The majority of charges came from Dec 14. See below
A total of $833M was impaired as at Dec 14.
I have recently gone through the Port assets being amortised completely that arguably is the asset MIN sees full value in. This was written down from $68M to zero during FY15.
The 5% increase in operating costs (shown above) impairment of $188M relates to the present value of operating costs as at Dec 14 and extrapolated over the next 5 years.
Operating costs for HY17 were 45% lower than HY14....

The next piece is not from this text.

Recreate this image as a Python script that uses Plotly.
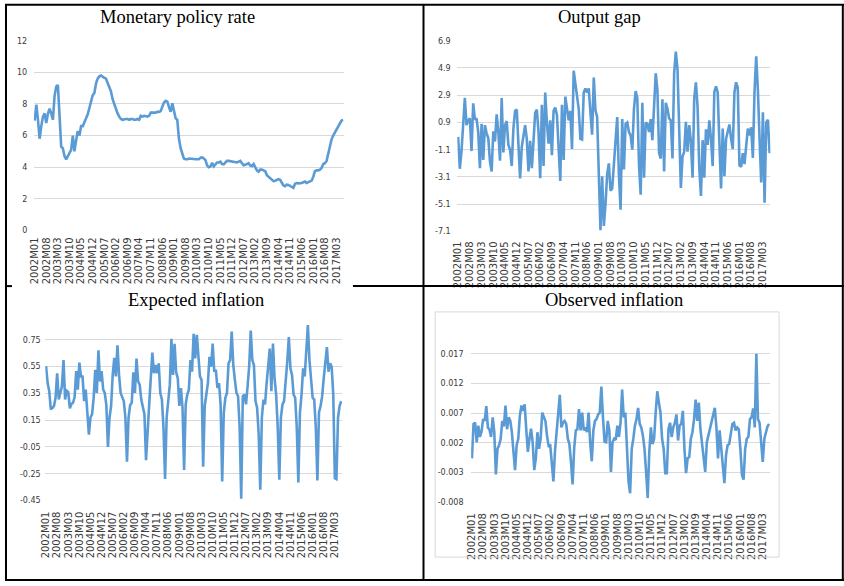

I believe $81M should be written back. See calculation below.
Jun 15:
As at Jun15, a further $145M was impaired
Impairment made using forecasted range of USD 51-59 and a reduction of USD 10 in iron ore price from this range,
AUD/USD assumed to be 0.80
Given where the iron ore price lies at present even taking into account the discount and the AUD trading at around 0.75, it is arguable whether this impairment is any longer applicable. The iron ore price has not traded below US 50 for some considerable time and there are no forecasts at present from treasury/analysts etc that show iron ore falling that low.
Dec 15 and Jun 16:
Further $97M in impairment charges made in FY16
The assumptions made in Dec15 and Jun16 respectively was 62% fe price of 39-46 and 48-53 USD price
Impairment charge made mainly focussing on the realisable value of projects assuming a further USD 10 reduction in the iron ore price.
Once again, as per comments in June 15 section, these assumptions are way off the current iron ore price and in actual fact use a lower iron ore price range. The impairment was made against both Horizon 1 and 2 assets.
Overall, there were substantial impairments made during FY15 and 16 but it could be argued that about $400M of these impairments were made using assumptions that are unlikely to now apply and should therefore be written back.
When I calculated the likely equity value MIN would be taking on as part of the acquisition, I did not include any of these writebacks.
I only had included the deferred tax assets. If we were to include the above, we could argue the point that a further $400M on top of the current $300M equity and circa $500M in tax assets....
Yes this is 4 fold more than what MIN is currently offering to take over our company.